In all languages I know of, you get some library functions ready-made, and you need to code some stuff yourself.
Most performance problems occur in the code you made yourself.
In my experience, you get most bang for buck when you are able to efficiently allocate your programmer time to a) program a functionally complete draft version, b) optimize those parts which need optimization and c) maintain the program, in a manner which is BALANCED, but biased towards maintenance.
De facto, you get better balance between those things, and most bang for buck, using languages such as Java, as opposed to languages such as C++, because (say) Java offers a pretty coherent conceptual framework (class libraries) for creating your draft in a maintainable way, provides default access to excellent non-invasive performance measurement tools such as YourKit and JProfiler which let you objectively find out where you need to do performance work.

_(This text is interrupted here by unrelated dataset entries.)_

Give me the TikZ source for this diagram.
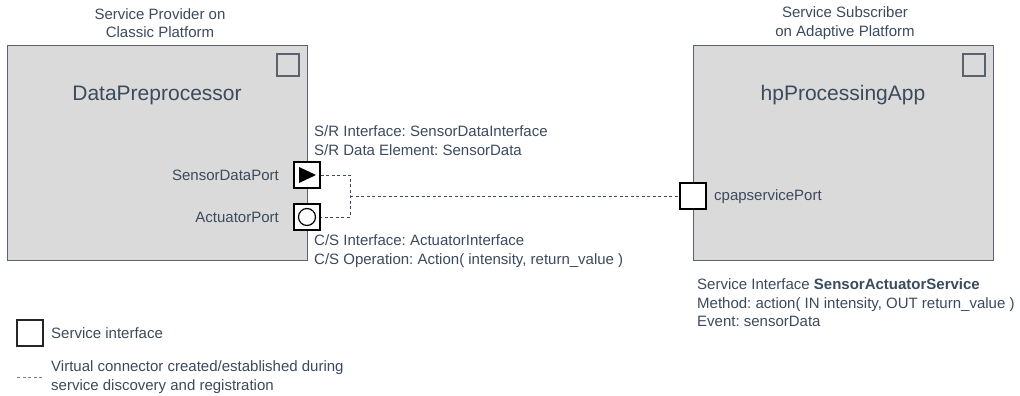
\documentclass[tikz,border=0pt]{standalone}
\usepackage{fontspec}
\setmainfont{Liberation Sans}
\usepackage{xcolor}
\usepackage{tikz}
\usetikzlibrary{positioning, calc}
\definecolor{slate}{HTML}{3B4A5C}
\definecolor{boxgray}{HTML}{DADADA}
\definecolor{boxline}{HTML}{5A6270}
\frenchspacing

\tikzset{
  comp/.style={draw=boxline, fill=boxgray, line width=1pt, minimum width=300pt, minimum height=214pt, inner sep=0pt},
  marker/.style={draw=boxline, line width=1.4pt, minimum size=22pt, inner sep=0pt},
  portbox/.style={draw=black, fill=white, line width=1.2pt, minimum size=26pt, inner sep=0pt},
  lbl/.style={text=slate, font=\fontsize{15}{18.5}\selectfont, inner sep=0pt},
  ttl/.style={text=slate, font=\fontsize{21}{25}\selectfont, inner sep=0pt},
  vconn/.style={draw=slate, line width=0.9pt, dash pattern=on 3pt off 2.5pt}
}

\begin{document}
\begin{tikzpicture}[x=1pt, y=-1pt]
  \useasboundingbox (0,0) rectangle (1020,396);

  % Service provider (classic platform)
  \node[comp] (dpbox) at (157,153) {};
  \node[ttl] (dpname) at (157,95) {DataPreprocessor};
  \node[marker] (dpmark) at (288,65) {};
  \node[lbl, align=center] (provider) at (160,23) {Service Provider on\\Classic Platform};

  % Ports
  \node[portbox] (sdport) at (307,175) {};
  \fill ($(sdport.center)+(-8,-8)$) -- ($(sdport.center)+(9,0)$) -- ($(sdport.center)+(-8,8)$) -- cycle;
  \node[portbox] (actport) at (307,217) {};
  \draw[line width=1.2pt] (actport.center) circle (8.5pt);
  \node[lbl, anchor=east] (sdlabel) at (279,175) {SensorDataPort};
  \node[lbl, anchor=east] (actlabel) at (279,217) {ActuatorPort};

  \node[lbl, align=left, anchor=west] (srtext) at (314,140.5) {S/R Interface: SensorDataInterface\\S/R Data Element: SensorData};
  \node[lbl, align=left, anchor=west] (cstext) at (314,251) {C/S Interface: ActuatorInterface\\C/S Operation: Action( intensity, return\_value )};

  % Service subscriber (adaptive platform)
  \node[comp] (hpbox) at (843,153) {};
  \node[ttl] (hpname) at (843,95) {hpProcessingApp};
  \node[marker] (hpmark) at (974,65) {};
  \node[lbl, align=center] (subscriber) at (845,23) {Service Subscriber\\on Adaptive Platform};

  \node[portbox] (cpport) at (693,196) {};
  \node[lbl, anchor=west] (cplabel) at (714,197) {cpapservicePort};

  \node[lbl, align=left, anchor=west] (svctext) at (697,303) {Service Interface \textbf{SensorActuatorService}\\Method: action( IN intensity, OUT return\_value )\\Event: sensorData};

  % Virtual connector
  \coordinate (join) at (350,196);
  \draw[vconn] (sdport.east) -| (join) |- (actport.east);
  \draw[vconn] (join) -- (cpport.west);

  % Legend
  \node[portbox, draw=black!85] (legbox) at (30,333) {};
  \node[lbl, anchor=west] (legboxtext) at (51,333) {Service interface};
  \coordinate (legA) at (17,377);
  \coordinate (legB) at (44,377);
  \draw[vconn, draw=slate!70] (legA) -- (legB);
  \node[lbl, align=left, anchor=west] (legdashtext) at (51,377) {Virtual connector created/established during\\service discovery and registration};
\end{tikzpicture}
\end{document}
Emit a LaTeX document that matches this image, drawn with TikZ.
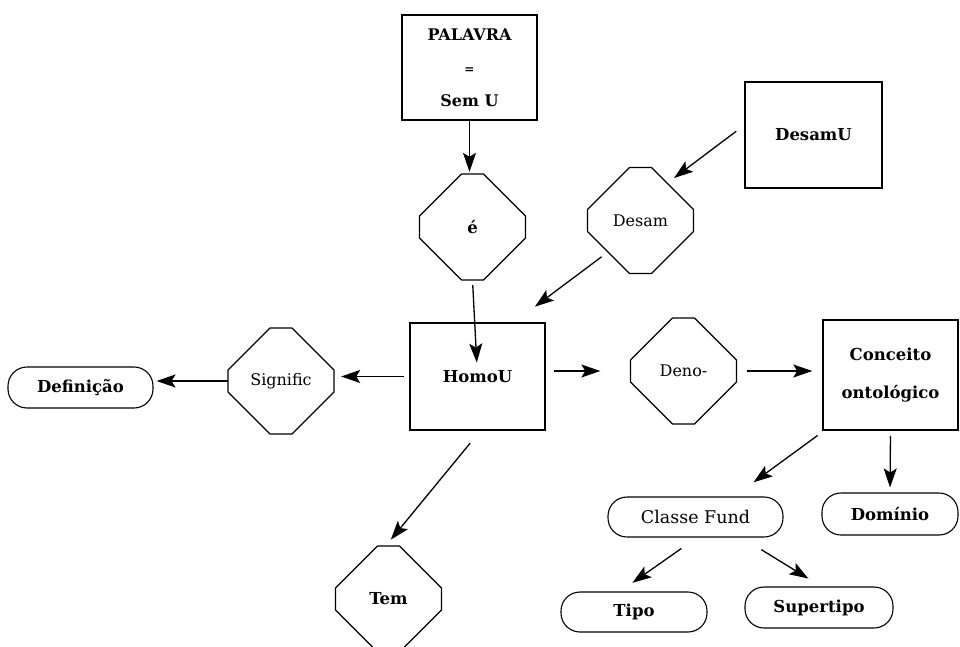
\documentclass[tikz,border=0pt]{standalone}
\usepackage{fontspec}
\setmainfont{DejaVu Serif}
\usetikzlibrary{arrows.meta,calc}
\newcommand\octagonnode[5]{%
  \node[octtext,#5] (#1) at (#2,#3) {#4};
  \draw[octline] ($(#1)+(-11,-53)$) -- ($(#1)+(11,-53)$) -- ($(#1)+(53,-11)$) -- ($(#1)+(53,11)$)
    -- ($(#1)+(11,53)$) -- ($(#1)+(-11,53)$) -- ($(#1)+(-53,11)$) -- ($(#1)+(-53,-11)$) -- cycle;}
\begin{document}
\begin{tikzpicture}[x=1pt,y=-1pt,
  boldtxt/.style={font=\bfseries\fontsize{16.5}{19}\selectfont},
  regtxt/.style={font=\fontsize{16}{19}\selectfont},
  sqbox/.style={draw,line width=1.5pt,inner sep=0pt,boldtxt,align=center},
  pill/.style={draw,line width=1.1pt,rounded corners=19pt,inner sep=0pt},
  octtext/.style={circle,minimum size=106pt,inner sep=0pt},
  octline/.style={line width=1.2pt,line join=round},
  conn/.style={line width=1.3pt,-{Stealth[length=19pt,width=13pt,inset=4pt]}}]

\useasboundingbox (0,0) rectangle (960,647);
\clip (0,0) rectangle (960,647);

% boxes
\node[sqbox,minimum width=135pt,minimum height=105pt,font=\bfseries\fontsize{16}{33}\selectfont] (palavra) at (469.5,67.5) {PALAVRA\\{\fontsize{12}{33}\selectfont =}\\Sem U};
\node[sqbox,minimum width=137pt,minimum height=106pt] (desamU) at (813.5,135) {DesamU};
\node[sqbox,minimum width=135pt,minimum height=107pt] (homoU) at (477.5,376.5) {HomoU};
\node[sqbox,minimum width=135pt,minimum height=110pt,font=\bfseries\fontsize{16.5}{38}\selectfont] (conceito) at (890.5,375) {Conceito\\ontológico};

% rounded nodes
\node[pill,boldtxt,minimum width=145pt,minimum height=41pt] (definicao) at (80.5,387.5) {Definição};
\node[pill,regtxt,font=\fontsize{17.5}{20}\selectfont,minimum width=175pt,minimum height=40pt] (classe) at (695.5,517) {Classe Fund};
\node[pill,boldtxt,minimum width=136pt,minimum height=42pt] (dominio) at (890,514) {Domínio};
\node[pill,boldtxt,minimum width=146pt,minimum height=40pt] (tipo) at (634,612) {Tipo};
\node[pill,boldtxt,minimum width=148pt,minimum height=41pt] (supertipo) at (819,607.5) {Supertipo};

% octagons
\octagonnode{e}{472.5}{227}{é}{boldtxt}
\octagonnode{desam}{640.5}{220.5}{Desam}{regtxt}
\octagonnode{signific}{281}{381}{Signific}{regtxt}
\octagonnode{deno}{683.5}{371}{Deno-}{regtxt}
\octagonnode{tem}{388.5}{599}{Tem}{boldtxt}

% connectors
\draw[conn,shorten >=2pt] (palavra.south) -- (palavra.south |- e.north);
\draw[conn,shorten <=5pt,shorten >=14pt] (e.south) -- (homoU.center);
\draw[conn,shorten <=10pt,shorten >=1pt] (desamU.172) -- (desam.52);
\draw[conn,shorten >=26pt] (desam.223) -- (homoU.56);
\draw[conn,shorten <=5pt,shorten >=7pt] (homoU.west) -- (homoU.west -| signific.east);
\draw[conn,shorten >=3pt] (signific.west) -- (signific.west -| definicao.east);
\draw[conn,shorten <=8pt,shorten >=30pt] (homoU.east |- deno.west) -- (deno.west);
\draw[conn,shorten <=10pt,shorten >=10pt] (deno.east) -- (deno.east -| conceito.west);
\draw[conn,shorten <=16pt,shorten >=8pt] (homoU.273) -- (tem.93);
\draw[conn,shorten <=8pt,shorten >=24pt] (conceito.220) -- (classe.28);
\draw[conn,shorten <=5pt,shorten >=5pt] (conceito.south) -- (dominio.north);
\draw[conn,shorten <=19pt,shorten >=15pt] (classe.274) -- (tipo.124);
\draw[conn,shorten <=23pt,shorten >=15pt] (classe.336) -- (supertipo.84);
\end{tikzpicture}
\end{document}
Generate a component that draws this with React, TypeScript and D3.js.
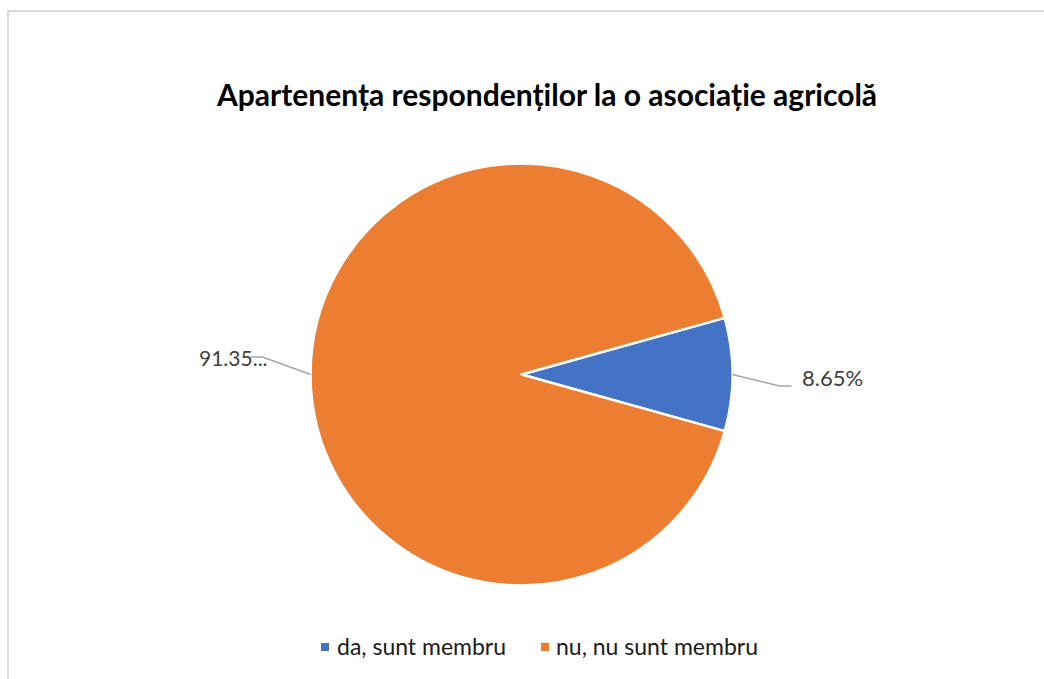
import React from "react";
import * as d3 from "d3";

const title = "Apartenența respondenților la o asociație agricolă";
const categories = ["da, sunt membru", "nu, nu sunt membru"];
const values = [8.65, 91.35];
const labels = ["8.65%", "91.35..."];
const colors = ["#4472C4", "#ED7D31"];

export default function App() {
  const W = 1044, H = 679;
  const cx = 521.5, cy = 374.5, r = 211;
  const blueSpan = (values[0] / d3.sum(values)) * 2 * Math.PI;
  const start = Math.PI / 2 - blueSpan / 2;
  const pie = d3.pie<number>().sort(null).startAngle(start).endAngle(start + 2 * Math.PI);
  const arcs = pie(values);
  const arc = d3.arc<d3.PieArcDatum<number>>().innerRadius(0).outerRadius(r);

  const leader = [
    { elbow: [47, 11.5], end: 12, tx: 802 - cx, ty: 386 - cy, fs: 22 },
    { elbow: [-48, -17.5], end: -12, tx: 199 - cx, ty: 366 - cy, fs: 21 },
  ];

  const legendItems = [
    { mx: 321, tx: 337 },
    { mx: 541, tx: 556 },
  ];

  return (
    <svg width={W} height={H} style={{ position: "absolute", left: 0, top: 0, background: "#fff" }}>
      <rect x={8} y={11} width={1200} height={800} fill="#fff" stroke="#d9d9d9" strokeWidth={2} />
      <text x={547} y={106} textAnchor="middle" fontFamily="Lato, 'Open Sans', sans-serif" fontWeight={700} fontSize={30} fill="#000">
        {title}
      </text>
      <g transform={`translate(${cx},${cy})`}>
        {arcs.map((a, i) => (
          <path key={i} d={arc(a) as string} fill={colors[i]} stroke="#fff" strokeWidth={2.5} strokeLinejoin="round" />
        ))}
        {arcs.map((a, i) => {
          const mid = (a.startAngle + a.endAngle) / 2;
          const px = Math.sin(mid) * r;
          const py = -Math.cos(mid) * r;
          const L = leader[i];
          const ex = px + L.elbow[0];
          const ey = py + L.elbow[1];
          const pts: [number, number][] = [[px, py], [ex, ey], [ex + L.end, ey]];
          return (
            <g key={"l" + i}>
              <path d={d3.line()(pts) as string} fill="none" stroke="#a6a6a6" strokeWidth={1.5} />
              <text x={L.tx} y={L.ty} fontFamily="Lato, 'Open Sans', sans-serif" fontSize={L.fs} fill="#404040">
                {labels[i]}
              </text>
            </g>
          );
        })}
      </g>
      {categories.map((c, i) => (
        <g key={c}>
          <rect x={legendItems[i].mx} y={643} width={8} height={8} fill={colors[i]} />
          <text x={legendItems[i].tx} y={655} fontFamily="Lato, 'Open Sans', sans-serif" fontSize={23} fill="#1a1a1a">
            {c}
          </text>
        </g>
      ))}
    </svg>
  );
}
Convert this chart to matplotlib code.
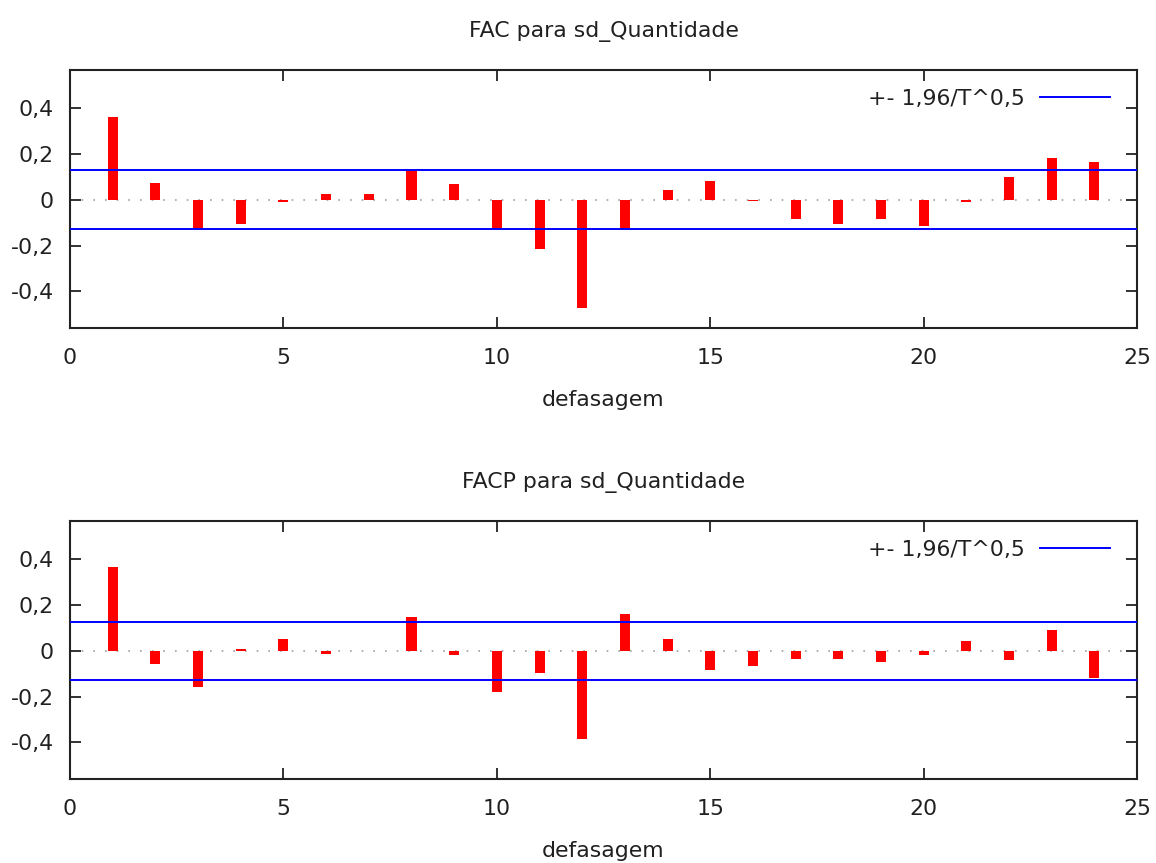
import numpy as np
import matplotlib
matplotlib.use("Agg")
import matplotlib.pyplot as plt
from matplotlib.ticker import FuncFormatter

plt.rcParams['font.family'] = ['DejaVu Sans']
plt.rcParams['font.size'] = 15.8

lags = np.arange(1, 25)

# FAC (autocorrelation)
fac = [0.362, 0.074, -0.130, -0.108, -0.010, 0.026, 0.026, 0.124,
       0.067, -0.127, -0.216, -0.472, -0.131, 0.042, 0.083, -0.006,
       -0.083, -0.108, -0.083, -0.115, -0.009, 0.100, 0.181, 0.165]

# FACP (partial autocorrelation)
facp = [0.368, -0.057, -0.157, 0.007, 0.051, -0.012, -0.003, 0.148,
        -0.017, -0.180, -0.097, -0.384, 0.162, 0.051, -0.083, -0.065,
        -0.035, -0.035, -0.051, -0.017, 0.041, -0.042, 0.090, -0.119]

band = 0.128  # 1,96/T^0,5

titles = ["FAC para sd_Quantidade", "FACP para sd_Quantidade"]
series = [fac, facp]

fig = plt.figure(figsize=(11.56, 8.63), dpi=100)
axes_pos = [[0.0606, 0.620, 0.923, 0.299],
            [0.0606, 0.0973, 0.923, 0.299]]

txt = '#202020'


def comma_fmt(v, pos):
    if abs(v) < 1e-9:
        return "0"
    return ("%.1f" % v).replace(".", ",")


for pos, vals, ttl in zip(axes_pos, series, titles):
    ax = fig.add_axes(pos)
    ax.axhline(0, color='#a0a0a0', lw=1.2, ls=(0, (1, 6)), zorder=1)
    ax.bar(lags, vals, width=0.235, color='#ff0000', zorder=2)
    ax.axhline(band, color='#0000ff', lw=1.4, zorder=3,
               label="+- 1,96/T^0,5")
    ax.axhline(-band, color='#0000ff', lw=1.4, zorder=3)
    ax.set_xlim(0, 25)
    ax.set_ylim(-0.56, 0.567)
    ax.set_xticks([0, 5, 10, 15, 20, 25])
    ax.set_yticks([-0.4, -0.2, 0, 0.2, 0.4])
    ax.yaxis.set_major_formatter(FuncFormatter(comma_fmt))
    ax.tick_params(direction='in', top=True, right=True, length=8,
                   width=1.3, colors='#222222', labelcolor=txt)
    ax.tick_params(axis='x', pad=14.5)
    ax.tick_params(axis='y', pad=11.5)
    for s in ax.spines.values():
        s.set_linewidth(1.5)
        s.set_color('#222222')
    ax.set_title(ttl, pad=23.5, color=txt, fontsize=15.8)
    ax.set_xlabel("defasagem", labelpad=16, color=txt)
    ax.legend(loc='upper right', bbox_to_anchor=(0.9925, 1.0),
              frameon=False, markerfirst=False, handlelength=3.2,
              handletextpad=0.7, borderaxespad=0.55, borderpad=0.3,
              labelcolor=txt)

plt.savefig("out.png", dpi=100)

This means you can do only the optimization work that is necessary, and create optimized packages which extend the default class library interfaces which means that generally maintenance programmers don't have to put nearly as much work into figuring out how the optimizations affect the draft work.
It's not perfect, but it gets you more bang for buck, which is what matters to you when you manage resources.
Not the default developer perspective, I know.
The article's main point is that Java's memory allocation is faster than malloc, and it's garbage collection is better than cumulative free's.
However, thats not the problem. All memory in a Java program has to be allocated dynamically. Other languages offer static memory alternatives. Static memory use will be more efficient in many cases.
The my language is faster than yours argument is inherently stupid. There is no "best" language. You need to use the right tool for the right job.
--Barry
I have been doing Java programming for several years now and ported many C/C++ applications to Java, mostly server side apps and I'd say roughly 85% of the time the Java apps outperformed the originals, sometimes by an order of magnitude. Now these were more redesigns than straight ports and the performance gains were not because Java was any better from a performance standpoint, but because design is more of a factor in speed than the language used, especially for larger applications. Usually when I find big performance hurdles that are hard for me to overcome, I find I would have same issues in most languages, so finding a better design is usually the solution. If you are writing small - medium apps or mostly GUI apps then I might have reservations about Java, but for larger apps Java is a good choice.
The common code path for new Object() in HotSpot 1.4.2 and later is approximately 10 machine instructions (data provided by Sun; see Resources), whereas the best performing malloc implementations in C require on average between 60 and 100 instructions per call (Detlefs, et. al.; see Resources).
Wow, that's really shocking. Until you actually look at the Detlef paper and realize that it was published in 1994, 11 years ago!! Who knows, maybe things have improved a bit in 11 years. The author certainly thinks Java is getting better; maybe it's possible that C/C++ compilers have improved as well.